### [Given data]
▼
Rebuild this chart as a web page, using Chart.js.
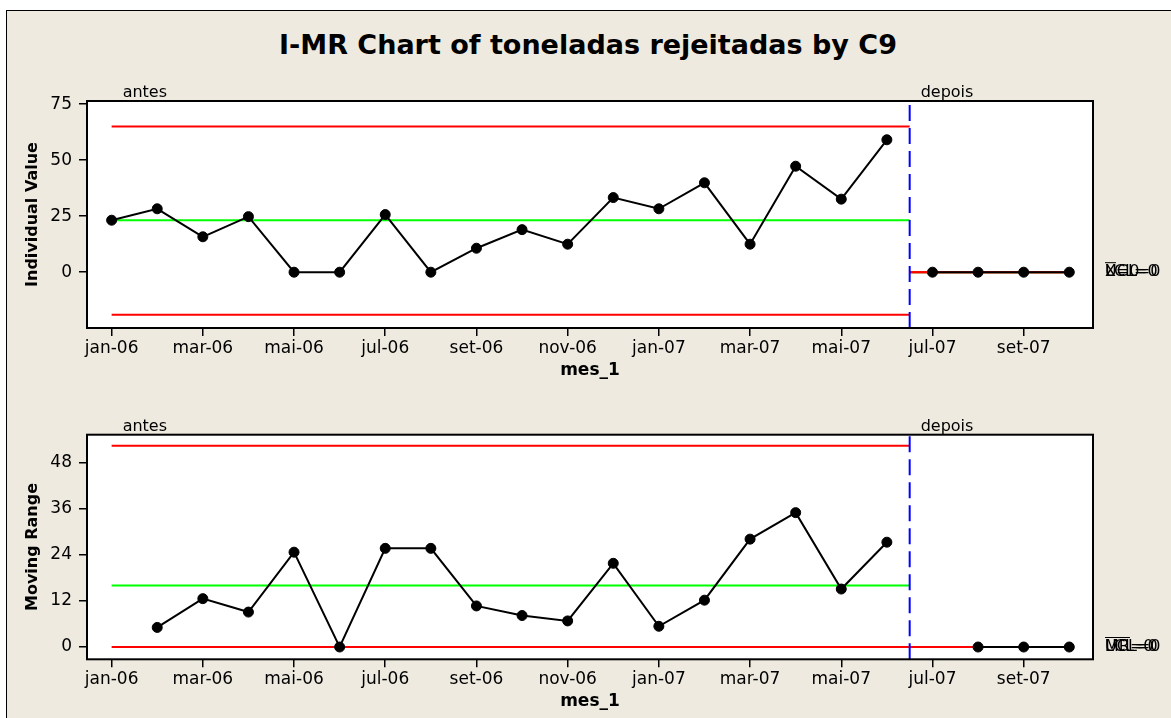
<!DOCTYPE html>
<html>
<head>
<meta charset="utf-8">
<script src="https://cdn.jsdelivr.net/npm/chart.js@4.4.0/dist/chart.umd.min.js"></script>
<style>
  html, body { margin: 0; padding: 0; background: #fff; width: 1171px; height: 718px; overflow: hidden; }
  #frame { position: absolute; left: 6px; top: 10px; width: 1170px; height: 712px; background: #eeeae0; border-left: 1px solid #000; border-top: 1px solid #000; }
  #title { position: absolute; left: 0; top: 29px; width: 1176px; text-align: center; font: bold 27px "DejaVu Sans", sans-serif; line-height: 32px; color: #000; }
  canvas { position: absolute; left: 0; }
  #topChart { top: 60px; }
  #mrChart { top: 400px; }
</style>
</head>
<body>
<div id="frame"></div>
<div id="title">I-MR Chart of toneladas rejeitadas by C9</div>
<canvas id="topChart" width="1171" height="330"></canvas>
<canvas id="mrChart" width="1171" height="318"></canvas>
<script>
// meses (eixo x)
const months = ['jan-06', 'fev-06', 'mar-06', 'abr-06', 'mai-06', 'jun-06', 'jul-06', 'ago-06',
    'set-06', 'out-06', 'nov-06', 'dez-06', 'jan-07', 'fev-07', 'mar-07', 'abr-07', 'mai-07',
    'jun-07', 'jul-07', 'ago-07', 'set-07', 'out-07'];
const tickIndex = [0, 2, 4, 6, 8, 10, 12, 14, 16, 18, 20];

// fases
const phases = ['antes', 'depois'];
const phaseStart = [0, 18];

// valores individuais
const iAntes = [23.2, 28.3, 15.8, 24.8, 0, 0, 25.7, 0, 10.7, 19.0, 12.5, 33.3, 28.3, 39.9, 12.5, 47.3, 32.6, 59.1];
const iDepois = [0, 0, 0, 0];

// amplitude movel
const mrAntes = [5.1, 12.6, 9.1, 24.7, 0, 25.7, 25.7, 10.7, 8.2, 6.8, 21.8, 5.4, 12.2, 28.1, 35.0, 15.1, 27.3];
const mrDepois = [0, 0, 0];

// limites [antes, depois]
const iUCL = [65.0, 0];
const iCL = [23.2, 0];
const iLCL = [-19.0, 0];
const mrUCL = [52.4, 0];
const mrCL = [16.0, 0];
const mrLCL = [0, 0];

const iTicks = [0, 25, 50, 75];
const mrTicks = [0, 12, 24, 36, 48];

Chart.defaults.font.family = "'DejaVu Sans', sans-serif";
Chart.defaults.color = '#000';

const FONT = "'DejaVu Sans', sans-serif";
const splitX = phaseStart[1] - 0.5;
const lastX = months.length - 1;

function seriesSet(values, start) {
    return {
        data: values.map((v, i) => ({ x: start + i, y: v })),
        borderColor: '#000',
        borderWidth: 2,
        pointRadius: 5,
        pointBackgroundColor: '#000',
        pointBorderColor: '#000',
        pointBorderWidth: 1,
        order: 0
    };
}

function limitSet(x0, x1, y, color) {
    return {
        data: [{ x: x0, y: y }, { x: x1, y: y }],
        borderColor: color,
        borderWidth: 2,
        pointRadius: 0,
        order: 2
    };
}

function splitSet(yMin, yMax) {
    return {
        data: [{ x: splitX, y: yMin }, { x: splitX, y: yMax }],
        borderColor: '#0000ff',
        borderWidth: 2,
        borderDash: [16, 7],
        pointRadius: 0,
        order: 1
    };
}

// fundo branco, moldura, rotulos das fases e dos limites
const annotPlugin = {
    id: 'annot',
    beforeDraw(chart) {
        const a = chart.chartArea;
        const ctx = chart.ctx;
        ctx.save();
        ctx.fillStyle = '#fff';
        ctx.fillRect(a.left, a.top, a.right - a.left, a.bottom - a.top);
        ctx.restore();
    },
    afterDraw(chart, args, opts) {
        const a = chart.chartArea;
        const ctx = chart.ctx;
        const xs = chart.scales.x;
        const ys = chart.scales.y;
        ctx.save();
        ctx.strokeStyle = '#000';
        ctx.lineWidth = 2;
        ctx.strokeRect(a.left, a.top, a.right - a.left, a.bottom - a.top);

        ctx.font = '16px ' + FONT;
        ctx.fillStyle = '#000';
        ctx.textBaseline = 'middle';
        ctx.textAlign = 'left';
        phases.forEach((p, k) => {
            const px = xs.getPixelForValue(k === 0 ? phaseStart[0] : splitX) + 11;
            ctx.fillText(p, px, a.top - 8);
        });

        // rotulos sobrepostos a direita (UCL, media, LCL da fase depois)
        const lx = a.right + 12;
        const ly = ys.getPixelForValue(opts.cl);
        ctx.fillText('UCL=' + opts.ucl, lx, ly);
        ctx.fillText('LCL=' + opts.lcl, lx, ly);
        ctx.fillText(opts.barText + '=' + opts.cl, lx, ly);
        const bw = ctx.measureText(opts.barText).width;
        ctx.lineWidth = 1;
        ctx.beginPath();
        ctx.moveTo(lx, ly - 9.5);
        ctx.lineTo(lx + bw, ly - 9.5);
        ctx.stroke();
        ctx.restore();
    }
};

function makeChart(id, cfg) {
    const ctx = document.getElementById(id).getContext('2d');
    return new Chart(ctx, {
        type: 'line',
        data: {
            datasets: [
                seriesSet(cfg.antes, cfg.antesStart),
                seriesSet(cfg.depois, cfg.depoisStart),
                splitSet(cfg.yMin, cfg.yMax),
                limitSet(0, splitX, cfg.ucl[0], '#ff0000'),
                limitSet(0, splitX, cfg.lcl[0], '#ff0000'),
                limitSet(0, splitX, cfg.cl[0], '#00ff00'),
                limitSet(splitX, lastX, cfg.ucl[1], '#ff0000'),
                limitSet(splitX, lastX, cfg.lcl[1], '#ff0000'),
                limitSet(splitX, lastX, cfg.cl[1], '#00ff00')
            ]
        },
        options: {
            responsive: false,
            animation: false,
            devicePixelRatio: 1,
            layout: { padding: { top: cfg.padTop, right: 78, bottom: 0, left: 0 } },
            plugins: {
                legend: { display: false },
                tooltip: { enabled: false },
                annot: { ucl: cfg.ucl[1], cl: cfg.cl[1], lcl: cfg.lcl[1], barText: cfg.barText }
            },
            scales: {
                x: {
                    type: 'linear',
                    min: -0.54,
                    max: 21.52,
                    afterBuildTicks: (scale) => { scale.ticks = tickIndex.map(v => ({ value: v })); },
                    afterFit: (scale) => { scale.height = cfg.xHeight; },
                    ticks: {
                        autoSkip: false,
                        maxRotation: 0,
                        padding: 2,
                        font: { size: 17 },
                        callback: (v) => months[v]
                    },
                    grid: { display: true, drawOnChartArea: false, drawTicks: true, tickLength: 8, color: '#000', lineWidth: 1.5 },
                    border: { display: false },
                    title: { display: true, text: 'mes_1', font: { size: 17, weight: 'bold' }, padding: { top: 0, bottom: cfg.xTitlePad } }
                },
                y: {
                    min: cfg.yMin,
                    max: cfg.yMax,
                    afterBuildTicks: (scale) => { scale.ticks = cfg.ticks.map(v => ({ value: v })); },
                    afterFit: (scale) => { scale.width = 87; },
                    ticks: { padding: 7, font: { size: 17 } },
                    grid: { display: true, drawOnChartArea: false, drawTicks: true, tickLength: 8, color: '#000', lineWidth: 1.5 },
                    border: { display: false },
                    title: { display: true, text: cfg.yTitle, font: { size: 16, weight: 'bold' }, padding: { top: 23.4, bottom: 0 } }
                }
            }
        },
        plugins: [annotPlugin]
    });
}

makeChart('topChart', {
    antes: iAntes, antesStart: phaseStart[0],
    depois: iDepois, depoisStart: phaseStart[1],
    ucl: iUCL, cl: iCL, lcl: iLCL,
    yMin: -24.9, yMax: 76.4, ticks: iTicks,
    yTitle: 'Individual Value', barText: 'X',
    padTop: 41, xHeight: 62, xTitlePad: 9
});

makeChart('mrChart', {
    antes: mrAntes, antesStart: phaseStart[0] + 1,
    depois: mrDepois, depoisStart: phaseStart[1] + 1,
    ucl: mrUCL, cl: mrCL, lcl: mrLCL,
    yMin: -3.2, yMax: 55.3, ticks: mrTicks,
    yTitle: 'Moving Range', barText: 'MR',
    padTop: 34.7, xHeight: 58.7, xTitlePad: 5.8
});
</script>
</body>
</html>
▲
### [Work to be completed]
Repeat the listing above up to and including the line with "Chart.defaults.color = '#000';", starting from its first line. Drop any pictures.

### [Exercise result]
Rebuild this chart as a web page, using Chart.js.
<!DOCTYPE html>
<html>
<head>
<meta charset="utf-8">
<script src="https://cdn.jsdelivr.net/npm/chart.js@4.4.0/dist/chart.umd.min.js"></script>
<style>
  html, body { margin: 0; padding: 0; background: #fff; width: 1171px; height: 718px; overflow: hidden; }
  #frame { position: absolute; left: 6px; top: 10px; width: 1170px; height: 712px; background: #eeeae0; border-left: 1px solid #000; border-top: 1px solid #000; }
  #title { position: absolute; left: 0; top: 29px; width: 1176px; text-align: center; font: bold 27px "DejaVu Sans", sans-serif; line-height: 32px; color: #000; }
  canvas { position: absolute; left: 0; }
  #topChart { top: 60px; }
  #mrChart { top: 400px; }
</style>
</head>
<body>
<div id="frame"></div>
<div id="title">I-MR Chart of toneladas rejeitadas by C9</div>
<canvas id="topChart" width="1171" height="330"></canvas>
<canvas id="mrChart" width="1171" height="318"></canvas>
<script>
// meses (eixo x)
const months = ['jan-06', 'fev-06', 'mar-06', 'abr-06', 'mai-06', 'jun-06', 'jul-06', 'ago-06',
    'set-06', 'out-06', 'nov-06', 'dez-06', 'jan-07', 'fev-07', 'mar-07', 'abr-07', 'mai-07',
    'jun-07', 'jul-07', 'ago-07', 'set-07', 'out-07'];
const tickIndex = [0, 2, 4, 6, 8, 10, 12, 14, 16, 18, 20];

// fases
const phases = ['antes', 'depois'];
const phaseStart = [0, 18];

// valores individuais
const iAntes = [23.2, 28.3, 15.8, 24.8, 0, 0, 25.7, 0, 10.7, 19.0, 12.5, 33.3, 28.3, 39.9, 12.5, 47.3, 32.6, 59.1];
const iDepois = [0, 0, 0, 0];

// amplitude movel
const mrAntes = [5.1, 12.6, 9.1, 24.7, 0, 25.7, 25.7, 10.7, 8.2, 6.8, 21.8, 5.4, 12.2, 28.1, 35.0, 15.1, 27.3];
const mrDepois = [0, 0, 0];

// limites [antes, depois]
const iUCL = [65.0, 0];
const iCL = [23.2, 0];
const iLCL = [-19.0, 0];
const mrUCL = [52.4, 0];
const mrCL = [16.0, 0];
const mrLCL = [0, 0];

const iTicks = [0, 25, 50, 75];
const mrTicks = [0, 12, 24, 36, 48];

Chart.defaults.font.family = "'DejaVu Sans', sans-serif";
Chart.defaults.color = '#000';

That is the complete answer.